In deze zaak heeft de voorzieningenrechter van de Rechtbank Den Haag op 1 april 2022 uitspraak gedaan in het kader van een verzoek om voorlopige voorziening. De verzoeker, een persoon met de Syrische en Algerijnse nationaliteit, had een aanvraag ingediend voor een verblijfsvergunning asiel voor bepaalde tijd in de verlengde procedure. Deze aanvraag werd door de Staatssecretaris van Justitie en Veiligheid afgewezen op 24 februari 2022, met het argument dat deze kennelijk ongegrond was. De verzoeker heeft hiertegen beroep ingesteld en verzocht om een voorlopige voorziening.

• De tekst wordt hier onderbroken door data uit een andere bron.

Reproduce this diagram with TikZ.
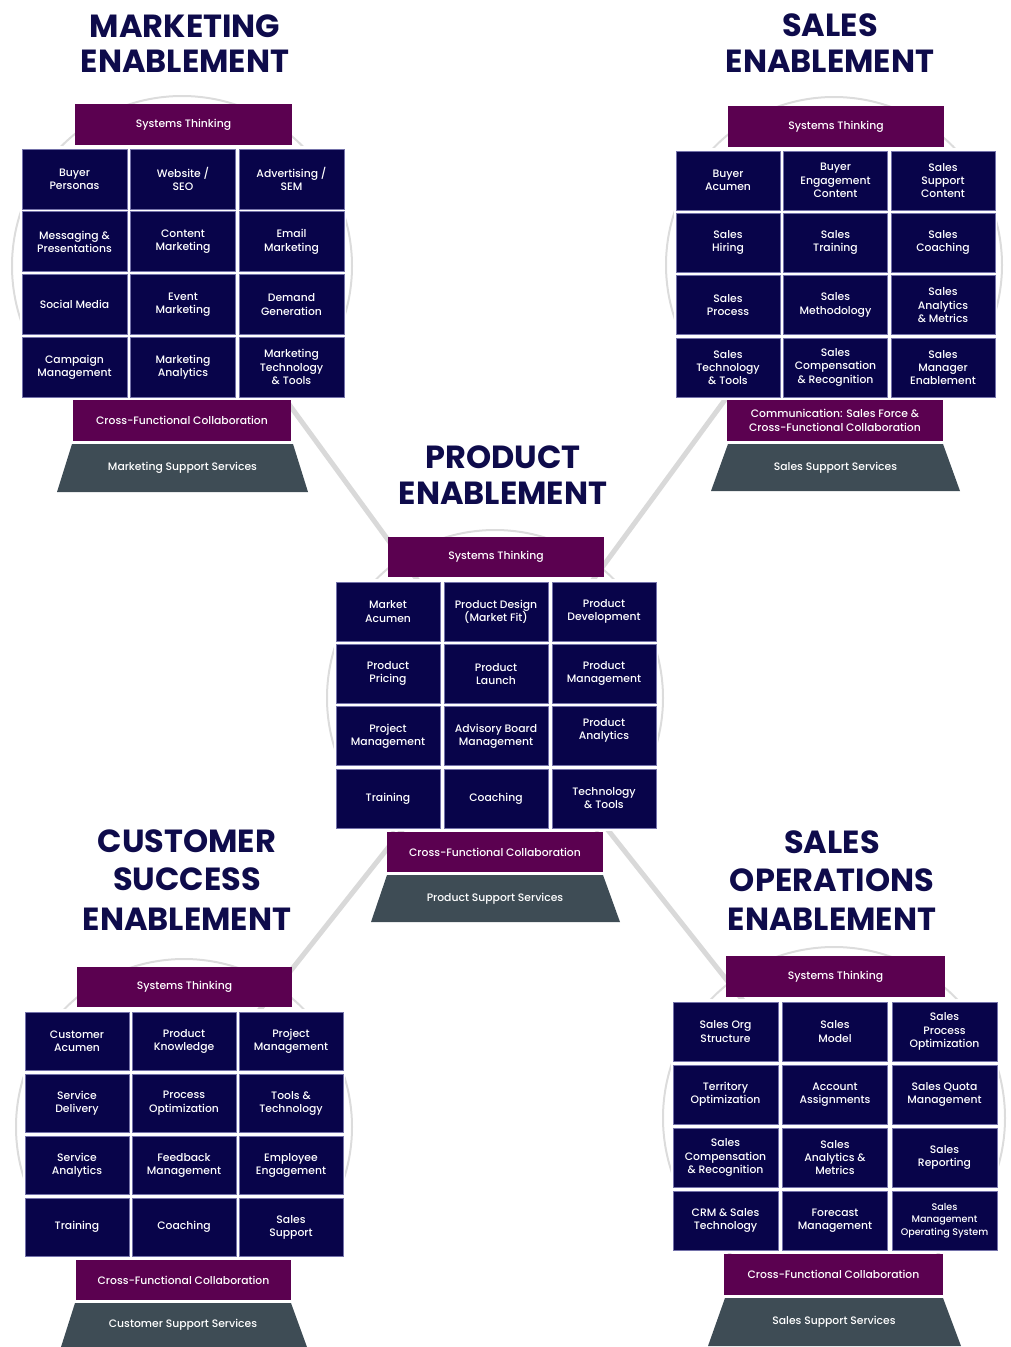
\documentclass[tikz,border=0pt]{standalone}
\usepackage{fontspec}
\setmainfont{Poppins}
\newfontfamily\pmed{Poppins Medium}
\definecolor{navy}{HTML}{08044A}
\definecolor{plum}{HTML}{5B0150}
\definecolor{slate}{HTML}{3E4C55}
\definecolor{headnavy}{HTML}{0E0B4B}
\definecolor{ringgray}{HTML}{DCDCDC}
\definecolor{linkgray}{HTML}{D9D9D9}
\definecolor{celledge}{HTML}{7472AA}

% grid geometry of the current block: left, top, cell size, column/row pitch
\def\mygX{0}\def\mygY{0}\def\mycW{105}\def\mycH{60}\def\mysX{108}\def\mysY{62}
\newcommand\setgrid[6]{\def\mygX{#1}\def\mygY{#2}\def\mycW{#3}\def\mycH{#4}\def\mysX{#5}\def\mysY{#6}%
  \fill[white] ({#1-2},{#2-3}) rectangle ({#1+2*#5+#3+2},{#2+3*#6+#4+3});}
% one tile of the 3x4 grid
\newcommand\tile[5][]{\node[cell,#1] (#2) at ({\mygX+#3*\mysX+\mycW/2},{\mygY+#4*\mysY+\mycH/2}) {#5};}
% a coloured band between (x1,y1) and (x2,y2)
\newcommand\band[6]{\node[band, minimum width={#5-#3}, minimum height={#6-#4}] (#1) at ({(#3+#5)/2},{(#4+#6)/2}) {#2};}
% trapezoid base: top x1,x2 at y, bottom x1,x2 at y
\newcommand\base[8]{\fill[slate] (#2,#4) -- (#3,#4) -- (#6,#7) -- (#5,#7) -- cycle;
  \node[basetext] (#1) at ({(#2+#3)/2},{(#4+#7)/2}) {#8};}

\begin{document}
\begin{tikzpicture}[x=1pt,y=-1pt,
  ring/.style={circle, draw=ringgray, line width=2pt, inner sep=0pt},
  link/.style={draw=linkgray, line width=5pt},
  cell/.style={fill=navy, draw=celledge, line width=0.6pt, text=white, align=center,
    font=\pmed\fontsize{10.8}{13.3}\selectfont, minimum width=\mycW, minimum height=\mycH, inner sep=0pt},
  small/.style={font=\pmed\fontsize{9.6}{12.3}\selectfont},
  band/.style={fill=plum, text=white, align=center, font=\pmed\fontsize{10.8}{13.3}\selectfont, inner sep=0pt},
  basetext/.style={text=white, font=\pmed\fontsize{10.8}{13.3}\selectfont, inner sep=0pt},
  title/.style={text=headnavy, font=\fontsize{32}{36}\selectfont\bfseries, anchor=base, inner sep=0pt}]
\useasboundingbox (0,0) rectangle (1010,1347);

% ---- outline rings ----
\node[ring, minimum size=340] (mkRing) at (182,266) {};
\node[ring, minimum size=336] (slRing) at (834,265) {};
\node[ring, minimum size=336] (pdRing) at (495,698) {};
\node[ring, minimum size=336] (csRing) at (184,1127) {};
\node[ring, minimum size=342] (soRing) at (834,1118) {};

% ---- spokes joining the blocks ----
\coordinate (hub) at (505,700);
\coordinate (mkEnd) at (188,266);
\coordinate (slEnd) at (823,266);
\coordinate (csEnd) at (167,1127);
\coordinate (soEnd) at (836,1118);
\draw[link] (mkEnd) -- (hub);
\draw[link] (slEnd) -- (hub);
\draw[link] (csEnd) -- (hub);
\draw[link] (soEnd) -- (hub);

% ---- headings ----
\node[title] (mkT1) at (185,37) {MARKETING};
\node[title] (mkT2) at (185,72) {ENABLEMENT};
\node[title] (slT1) at (830,36) {SALES};
\node[title] (slT2) at (830,72) {ENABLEMENT};
\node[title] (pdT1) at (503,468) {PRODUCT};
\node[title] (pdT2) at (503,504) {ENABLEMENT};
\node[title] (csT1) at (187,852) {CUSTOMER};
\node[title] (csT2) at (187,890) {SUCCESS};
\node[title] (csT3) at (187,930) {ENABLEMENT};
\node[title] (soT1) at (832,853) {SALES};
\node[title] (soT2) at (832,891) {OPERATIONS};
\node[title] (soT3) at (832,930) {ENABLEMENT};

% ---- marketing enablement ----
\setgrid{22}{149}{105}{60}{108.5}{62.7}
\band{mkST}{Systems Thinking}{75}{104}{292}{145}
\tile{mk1}{0}{0}{Buyer\\Personas}
\tile{mk2}{1}{0}{Website /\\SEO}
\tile{mk3}{2}{0}{Advertising /\\SEM}
\tile{mk4}{0}{1}{Messaging \&\\Presentations}
\tile{mk5}{1}{1}{Content\\Marketing}
\tile{mk6}{2}{1}{Email\\Marketing}
\tile{mk7}{0}{2}{Social Media}
\tile{mk8}{1}{2}{Event\\Marketing}
\tile{mk9}{2}{2}{Demand\\Generation}
\tile{mk10}{0}{3}{Campaign\\Management}
\tile{mk11}{1}{3}{Marketing\\Analytics}
\tile{mk12}{2}{3}{Marketing\\Technology\\\& Tools}
\band{mkCF}{Cross-Functional Collaboration}{73}{400}{291}{441}
\base{mkSup}{72}{293}{444}{57}{308}{492}{Marketing Support Services}

% ---- sales enablement ----
\setgrid{676}{151}{104}{59}{107.5}{62.3}
\band{slST}{Systems Thinking}{728}{106}{944}{147}
\tile{sl1}{0}{0}{Buyer\\Acumen}
\tile{sl2}{1}{0}{Buyer\\Engagement\\Content}
\tile{sl3}{2}{0}{Sales\\Support\\Content}
\tile{sl4}{0}{1}{Sales\\Hiring}
\tile{sl5}{1}{1}{Sales\\Training}
\tile{sl6}{2}{1}{Sales\\Coaching}
\tile{sl7}{0}{2}{Sales\\Process}
\tile{sl8}{1}{2}{Sales\\Methodology}
\tile{sl9}{2}{2}{Sales\\Analytics\\\& Metrics}
\tile{sl10}{0}{3}{Sales\\Technology\\\& Tools}
\tile{sl11}{1}{3}{Sales\\Compensation\\\& Recognition}
\tile{sl12}{2}{3}{Sales\\Manager\\Enablement}
\band{slCF}{Communication: Sales Force \&\\Cross-Functional Collaboration}{727}{400}{943}{441}
\base{slSup}{728}{943}{444}{711}{960}{491}{Sales Support Services}

% ---- product enablement ----
\setgrid{336}{582}{104}{59}{108}{62.3}
\band{pdST}{Systems Thinking}{388}{537}{604}{577}
\tile{pd1}{0}{0}{Market\\Acumen}
\tile{pd2}{1}{0}{Product Design\\(Market Fit)}
\tile{pd3}{2}{0}{Product\\Development}
\tile{pd4}{0}{1}{Product\\Pricing}
\tile{pd5}{1}{1}{Product\\Launch}
\tile{pd6}{2}{1}{Product\\Management}
\tile{pd7}{0}{2}{Project\\Management}
\tile{pd8}{1}{2}{Advisory Board\\Management}
\tile{pd9}{2}{2}{Product\\Analytics\\[0.5pt]}
\tile{pd10}{0}{3}{Training}
\tile{pd11}{1}{3}{Coaching}
\tile{pd12}{2}{3}{Technology\\\& Tools}
\band{pdCF}{Cross-Functional Collaboration}{387}{832}{603}{872}
\base{pdSup}{387}{603}{875}{371}{620}{922}{Product Support Services}

% ---- customer success enablement ----
\setgrid{25}{1012}{104}{58.5}{107}{62}
\band{csST}{Systems Thinking}{77}{967}{292}{1007}
\tile{cs1}{0}{0}{Customer\\Acumen}
\tile{cs2}{1}{0}{Product\\Knowledge}
\tile{cs3}{2}{0}{Project\\Management}
\tile{cs4}{0}{1}{Service\\Delivery}
\tile{cs5}{1}{1}{Process\\Optimization}
\tile{cs6}{2}{1}{Tools \&\\Technology}
\tile{cs7}{0}{2}{Service\\Analytics}
\tile{cs8}{1}{2}{Feedback\\Management}
\tile{cs9}{2}{2}{Employee\\Engagement}
\tile{cs10}{0}{3}{Training}
\tile{cs11}{1}{3}{Coaching}
\tile{cs12}{2}{3}{Sales\\Support}
\band{csCF}{Cross-Functional Collaboration}{76}{1260}{291}{1300}
\base{csSup}{75}{291}{1303}{61}{307}{1347}{Customer Support Services}

% ---- sales operations enablement ----
\setgrid{673}{1002}{105}{59}{109.5}{63}
\band{soST}{Systems Thinking}{726}{956}{945}{997}
\tile{so1}{0}{0}{Sales Org\\Structure}
\tile{so2}{1}{0}{Sales\\Model}
\tile{so3}{2}{0}{Sales\\Process\\Optimization}
\tile{so4}{0}{1}{Territory\\Optimization}
\tile{so5}{1}{1}{Account\\Assignments}
\tile{so6}{2}{1}{Sales Quota\\Management}
\tile{so7}{0}{2}{Sales\\Compensation\\\& Recognition}
\tile{so8}{1}{2}{Sales\\Analytics \&\\Metrics}
\tile{so9}{2}{2}{Sales\\Reporting}
\tile{so10}{0}{3}{CRM \& Sales\\Technology}
\tile{so11}{1}{3}{Forecast\\Management}
\tile[small]{so12}{2}{3}{Sales\\Management\\Operating System}
\band{soCF}{Cross-Functional Collaboration}{724}{1254}{943}{1295}
\base{soSup}{725}{943}{1298}{708}{961}{1346}{Sales Support Services}
\end{tikzpicture}
\end{document}
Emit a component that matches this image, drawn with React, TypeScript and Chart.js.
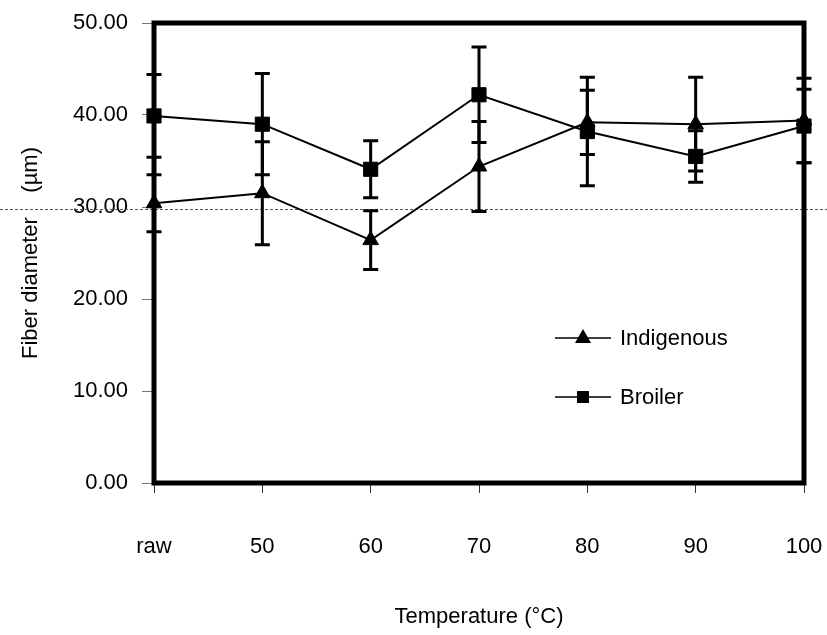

De zitting vond plaats op 24 maart 2022, maar de verzoeker en zijn gemachtigde, mr. M. Weerman, waren niet verschenen. De Staatssecretaris werd vertegenwoordigd door zijn gemachtigde, mr. G.J. Dijkman. Tijdens de zitting heeft de voorzieningenrechter de zaak samen met een andere zaak (NL22.3500) behandeld. Aangezien er op dezelfde dag uitspraak is gedaan in de andere zaak, was er geen noodzaak meer voor een voorlopige voorziening. De voorzieningenrechter heeft daarom het verzoek om voorlopige voorziening afgewezen.
De uitspraak is gedaan door mr. L.A. Banga, in aanwezigheid van griffier mr. S. Sari. De uitspraak is openbaar gemaakt en er staat geen hoger beroep of verzet open tegen deze beslissing.